Repeat every line of the data exactly, but not the pictures.

[Data extract]
— Start —

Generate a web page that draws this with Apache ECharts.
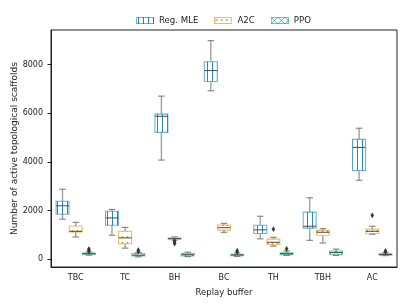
<!DOCTYPE html>
<html><head><meta charset="utf-8">
<script src="https://cdn.jsdelivr.net/npm/echarts@6/dist/echarts.min.js"></script>
<style>html,body{margin:0;padding:0;background:#fff}#c{width:407px;height:305px}</style>
</head><body><div id="c"></div>
<script>
const categories = ['TBC','TC','BH','BC','TH','TBH','AC'];
const seriesNames = ['Reg. MLE','A2C','PPO'];
// each row: [min, q1, median, q3, max]
const regMLE = [
  [1650,1855,2200,2385,2880],
  [990,1400,1700,1975,2050],
  [4080,5220,5880,5970,6710],
  [6930,7310,7760,8125,8990],
  [840,1060,1210,1400,1770],
  [780,1280,1360,1940,2530],
  [3250,3650,4600,4930,5390]
];
const a2c = [
  [917,1120,1150,1370,1520],
  [460,640,880,1150,1310],
  [790,820,850,880,920],
  [1110,1200,1300,1410,1480],
  [540,610,700,830,905],
  [670,990,1110,1190,1260],
  [1030,1060,1150,1240,1360]
];
const ppo = [
  [170,200,230,260,300],
  [100,140,170,240,280],
  [110,140,190,250,290],
  [120,150,180,210,260],
  [160,190,230,270,340],
  [160,190,280,340,420],
  [150,170,200,230,270]
];
// outliers: [categoryIndex, value]
const regMLEOutliers = [];
const a2cOutliers = [[2,760],[2,700],[2,640],[4,1240],[6,1810]];
const ppoOutliers = [[0,340],[0,380],[0,420],[1,330],[1,380],[3,300],[3,350],[4,430],[6,310],[6,340]];
const yTicks = [0,2000,4000,6000,8000];

const colors = ['#0173B2','#DE8F05','#029E73'];
const edges = ['rgba(1,115,178,0.55)','rgba(222,143,5,0.6)','rgba(2,158,115,0.55)'];
const FONT = 'DejaVu Sans';

function makePattern(hue){
  const c = document.createElement('canvas');
  const ctx = c.getContext('2d');
  const col = colors[hue];
  if(hue===0){
    c.width=5;c.height=5;
    ctx.fillStyle=col; ctx.globalAlpha=0.85; ctx.fillRect(2,0,1,5);
  } else if(hue===1){
    c.width=5;c.height=6;
    ctx.fillStyle=col; ctx.beginPath(); ctx.arc(2.5,3,0.9,0,Math.PI*2); ctx.fill();
  } else {
    c.width=7;c.height=7;
    ctx.strokeStyle=col; ctx.globalAlpha=0.8; ctx.lineWidth=0.8;
    ctx.beginPath(); ctx.moveTo(0,0); ctx.lineTo(7,7); ctx.moveTo(7,0); ctx.lineTo(0,7); ctx.stroke();
  }
  return c;
}
const patterns = [0,1,2].map(makePattern);

function legendIcon(hue){
  const c = document.createElement('canvas');
  c.width=18;c.height=7;
  const ctx=c.getContext('2d');
  ctx.fillStyle='#fff';ctx.fillRect(0,0,18,7);
  ctx.fillStyle=ctx.createPattern(patterns[hue],'repeat');
  ctx.fillRect(0,0,18,7);
  ctx.strokeStyle=edges[hue];ctx.lineWidth=1;
  ctx.strokeRect(0.5,0.5,17,6);
  return 'image://'+c.toDataURL();
}

function boxRender(hue){
  return function(params, api){
    const cat = api.value(0);
    const band = api.size([1,0])[0];
    const slot = band*0.8/3;
    const w = slot*0.98;
    const cx = api.coord([cat,0])[0] + (hue-1)*slot;
    const y = i => api.coord([cat, api.value(i)])[1];
    const yMin=y(1), yQ1=y(2), yMed=y(3), yQ3=y(4), yMax=y(5);
    const cw = w*0.5;
    const wStyle = {stroke:'#a0a0a0', lineWidth:1.4};
    const cStyle = {stroke:'#7f7f7f', lineWidth:1.1};
    return {type:'group', children:[
      {type:'line', shape:{x1:cx,y1:yQ1,x2:cx,y2:yMin}, style:wStyle},
      {type:'line', shape:{x1:cx,y1:yQ3,x2:cx,y2:yMax}, style:wStyle},
      {type:'line', shape:{x1:cx-cw/2,y1:yMin,x2:cx+cw/2,y2:yMin}, style:cStyle},
      {type:'line', shape:{x1:cx-cw/2,y1:yMax,x2:cx+cw/2,y2:yMax}, style:cStyle},
      {type:'rect', shape:{x:cx-w/2,y:yQ3,width:w,height:Math.max(yQ1-yQ3,1)},
        style:{fill:'#fff', stroke:'none'}},
      {type:'rect', shape:{x:cx-w/2,y:yQ3,width:w,height:Math.max(yQ1-yQ3,1)},
        style:{fill:{image:patterns[hue], repeat:'repeat'}, stroke:edges[hue], lineWidth:1.1}},
      {type:'line', shape:{x1:cx-w/2,y1:yMed,x2:cx+w/2,y2:yMed}, style:{stroke:'#4a4a4a', lineWidth:1}}
    ]};
  };
}
function outlierRender(hue){
  return function(params, api){
    const cat = api.value(0);
    const band = api.size([1,0])[0];
    const slot = band*0.8/3;
    const p = api.coord([cat, api.value(1)]);
    const cx = p[0] + (hue-1)*slot, cy = p[1];
    const r = 2.2;
    return {type:'polygon', shape:{points:[[cx,cy-r*1.2],[cx+r*0.7,cy],[cx,cy+r*1.2],[cx-r*0.7,cy]]},
      style:{fill:'#333', stroke:'#333', lineWidth:0.3}};
  };
}

const boxData = [regMLE, a2c, ppo];
const outData = [regMLEOutliers, a2cOutliers, ppoOutliers];
const series = [];
[0,1,2].forEach(h=>{
  series.push({
    type:'custom', name:seriesNames[h], renderItem:boxRender(h),
    itemStyle:{color:colors[h]},
    encode:{x:0, y:[1,2,3,4,5]},
    data: boxData[h].map((d,i)=>[i].concat(d)),
    z:2
  });
});
[0,1,2].forEach(h=>{
  series.push({
    type:'custom', name:seriesNames[h]+' outliers', renderItem:outlierRender(h),
    encode:{x:0, y:1},
    data: outData[h],
    z:3
  });
});

const chart = echarts.init(document.getElementById('c'));
chart.setOption({
  animation:false,
  textStyle:{fontFamily:FONT},
  legend:{
    top:11, left:131, itemWidth:18, itemHeight:7, itemGap:16,
    textStyle:{fontFamily:FONT, fontSize:8.6, color:'#222'},
    data: seriesNames.map((n,h)=>({name:n, icon:legendIcon(h)}))
  },
  grid:{left:51, right:10, top:30, bottom:38, show:true, borderColor:'#222', borderWidth:1,
    containLabel:false, outerBoundsMode:'none'},
  xAxis:{
    type:'category', data:categories, boundaryGap:true,
    name:'Replay buffer', nameLocation:'middle', nameGap:21, nameMoveOverlap:false,
    nameTextStyle:{fontFamily:FONT, fontSize:8.5, color:'#222'},
    axisLine:{onZero:false, lineStyle:{color:'#222', width:1}},
    axisTick:{alignWithLabel:true, length:3.5, lineStyle:{color:'#222'}},
    axisLabel:{fontFamily:FONT, fontSize:8, color:'#222', margin:7},
    splitLine:{show:false}
  },
  yAxis:{
    type:'value', min:-317, max:9428,
    name:'Number of active topological scaffolds', nameLocation:'middle', nameGap:32, nameMoveOverlap:false,
    nameTextStyle:{fontFamily:FONT, fontSize:9, color:'#222'},
    axisLine:{show:true, lineStyle:{color:'#222', width:1}},
    axisTick:{show:true, length:3.5, customValues:yTicks, lineStyle:{color:'#222'}},
    axisLabel:{fontFamily:FONT, fontSize:8, color:'#222', margin:8, customValues:yTicks,
      formatter: v => String(v)},
    splitLine:{show:false}
  },
  series: series
});
</script></body></html>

— End —

[Full output]
Generate a web page that draws this with Apache ECharts.
<!DOCTYPE html>
<html><head><meta charset="utf-8">
<script src="https://cdn.jsdelivr.net/npm/echarts@6/dist/echarts.min.js"></script>
<style>html,body{margin:0;padding:0;background:#fff}#c{width:407px;height:305px}</style>
</head><body><div id="c"></div>
<script>
const categories = ['TBC','TC','BH','BC','TH','TBH','AC'];
const seriesNames = ['Reg. MLE','A2C','PPO'];
// each row: [min, q1, median, q3, max]
const regMLE = [
  [1650,1855,2200,2385,2880],
  [990,1400,1700,1975,2050],
  [4080,5220,5880,5970,6710],
  [6930,7310,7760,8125,8990],
  [840,1060,1210,1400,1770],
  [780,1280,1360,1940,2530],
  [3250,3650,4600,4930,5390]
];
const a2c = [
  [917,1120,1150,1370,1520],
  [460,640,880,1150,1310],
  [790,820,850,880,920],
  [1110,1200,1300,1410,1480],
  [540,610,700,830,905],
  [670,990,1110,1190,1260],
  [1030,1060,1150,1240,1360]
];
const ppo = [
  [170,200,230,260,300],
  [100,140,170,240,280],
  [110,140,190,250,290],
  [120,150,180,210,260],
  [160,190,230,270,340],
  [160,190,280,340,420],
  [150,170,200,230,270]
];
// outliers: [categoryIndex, value]
const regMLEOutliers = [];
const a2cOutliers = [[2,760],[2,700],[2,640],[4,1240],[6,1810]];
const ppoOutliers = [[0,340],[0,380],[0,420],[1,330],[1,380],[3,300],[3,350],[4,430],[6,310],[6,340]];
const yTicks = [0,2000,4000,6000,8000];

const colors = ['#0173B2','#DE8F05','#029E73'];
const edges = ['rgba(1,115,178,0.55)','rgba(222,143,5,0.6)','rgba(2,158,115,0.55)'];
const FONT = 'DejaVu Sans';

function makePattern(hue){
  const c = document.createElement('canvas');
  const ctx = c.getContext('2d');
  const col = colors[hue];
  if(hue===0){
    c.width=5;c.height=5;
    ctx.fillStyle=col; ctx.globalAlpha=0.85; ctx.fillRect(2,0,1,5);
  } else if(hue===1){
    c.width=5;c.height=6;
    ctx.fillStyle=col; ctx.beginPath(); ctx.arc(2.5,3,0.9,0,Math.PI*2); ctx.fill();
  } else {
    c.width=7;c.height=7;
    ctx.strokeStyle=col; ctx.globalAlpha=0.8; ctx.lineWidth=0.8;
    ctx.beginPath(); ctx.moveTo(0,0); ctx.lineTo(7,7); ctx.moveTo(7,0); ctx.lineTo(0,7); ctx.stroke();
  }
  return c;
}
const patterns = [0,1,2].map(makePattern);

function legendIcon(hue){
  const c = document.createElement('canvas');
  c.width=18;c.height=7;
  const ctx=c.getContext('2d');
  ctx.fillStyle='#fff';ctx.fillRect(0,0,18,7);
  ctx.fillStyle=ctx.createPattern(patterns[hue],'repeat');
  ctx.fillRect(0,0,18,7);
  ctx.strokeStyle=edges[hue];ctx.lineWidth=1;
  ctx.strokeRect(0.5,0.5,17,6);
  return 'image://'+c.toDataURL();
}

function boxRender(hue){
  return function(params, api){
    const cat = api.value(0);
    const band = api.size([1,0])[0];
    const slot = band*0.8/3;
    const w = slot*0.98;
    const cx = api.coord([cat,0])[0] + (hue-1)*slot;
    const y = i => api.coord([cat, api.value(i)])[1];
    const yMin=y(1), yQ1=y(2), yMed=y(3), yQ3=y(4), yMax=y(5);
    const cw = w*0.5;
    const wStyle = {stroke:'#a0a0a0', lineWidth:1.4};
    const cStyle = {stroke:'#7f7f7f', lineWidth:1.1};
    return {type:'group', children:[
      {type:'line', shape:{x1:cx,y1:yQ1,x2:cx,y2:yMin}, style:wStyle},
      {type:'line', shape:{x1:cx,y1:yQ3,x2:cx,y2:yMax}, style:wStyle},
      {type:'line', shape:{x1:cx-cw/2,y1:yMin,x2:cx+cw/2,y2:yMin}, style:cStyle},
      {type:'line', shape:{x1:cx-cw/2,y1:yMax,x2:cx+cw/2,y2:yMax}, style:cStyle},
      {type:'rect', shape:{x:cx-w/2,y:yQ3,width:w,height:Math.max(yQ1-yQ3,1)},
        style:{fill:'#fff', stroke:'none'}},
      {type:'rect', shape:{x:cx-w/2,y:yQ3,width:w,height:Math.max(yQ1-yQ3,1)},
        style:{fill:{image:patterns[hue], repeat:'repeat'}, stroke:edges[hue], lineWidth:1.1}},
      {type:'line', shape:{x1:cx-w/2,y1:yMed,x2:cx+w/2,y2:yMed}, style:{stroke:'#4a4a4a', lineWidth:1}}
    ]};
  };
}
function outlierRender(hue){
  return function(params, api){
    const cat = api.value(0);
    const band = api.size([1,0])[0];
    const slot = band*0.8/3;
    const p = api.coord([cat, api.value(1)]);
    const cx = p[0] + (hue-1)*slot, cy = p[1];
    const r = 2.2;
    return {type:'polygon', shape:{points:[[cx,cy-r*1.2],[cx+r*0.7,cy],[cx,cy+r*1.2],[cx-r*0.7,cy]]},
      style:{fill:'#333', stroke:'#333', lineWidth:0.3}};
  };
}

const boxData = [regMLE, a2c, ppo];
const outData = [regMLEOutliers, a2cOutliers, ppoOutliers];
const series = [];
[0,1,2].forEach(h=>{
  series.push({
    type:'custom', name:seriesNames[h], renderItem:boxRender(h),
    itemStyle:{color:colors[h]},
    encode:{x:0, y:[1,2,3,4,5]},
    data: boxData[h].map((d,i)=>[i].concat(d)),
    z:2
  });
});
[0,1,2].forEach(h=>{
  series.push({
    type:'custom', name:seriesNames[h]+' outliers', renderItem:outlierRender(h),
    encode:{x:0, y:1},
    data: outData[h],
    z:3
  });
});

const chart = echarts.init(document.getElementById('c'));
chart.setOption({
  animation:false,
  textStyle:{fontFamily:FONT},
  legend:{
    top:11, left:131, itemWidth:18, itemHeight:7, itemGap:16,
    textStyle:{fontFamily:FONT, fontSize:8.6, color:'#222'},
    data: seriesNames.map((n,h)=>({name:n, icon:legendIcon(h)}))
  },
  grid:{left:51, right:10, top:30, bottom:38, show:true, borderColor:'#222', borderWidth:1,
    containLabel:false, outerBoundsMode:'none'},
  xAxis:{
    type:'category', data:categories, boundaryGap:true,
    name:'Replay buffer', nameLocation:'middle', nameGap:21, nameMoveOverlap:false,
    nameTextStyle:{fontFamily:FONT, fontSize:8.5, color:'#222'},
    axisLine:{onZero:false, lineStyle:{color:'#222', width:1}},
    axisTick:{alignWithLabel:true, length:3.5, lineStyle:{color:'#222'}},
    axisLabel:{fontFamily:FONT, fontSize:8, color:'#222', margin:7},
    splitLine:{show:false}
  },
  yAxis:{
    type:'value', min:-317, max:9428,
    name:'Number of active topological scaffolds', nameLocation:'middle', nameGap:32, nameMoveOverlap:false,
    nameTextStyle:{fontFamily:FONT, fontSize:9, color:'#222'},
    axisLine:{show:true, lineStyle:{color:'#222', width:1}},
    axisTick:{show:true, length:3.5, customValues:yTicks, lineStyle:{color:'#222'}},
    axisLabel:{fontFamily:FONT, fontSize:8, color:'#222', margin:8, customValues:yTicks,
      formatter: v => String(v)},
    splitLine:{show:false}
  },
  series: series
});
</script></body></html>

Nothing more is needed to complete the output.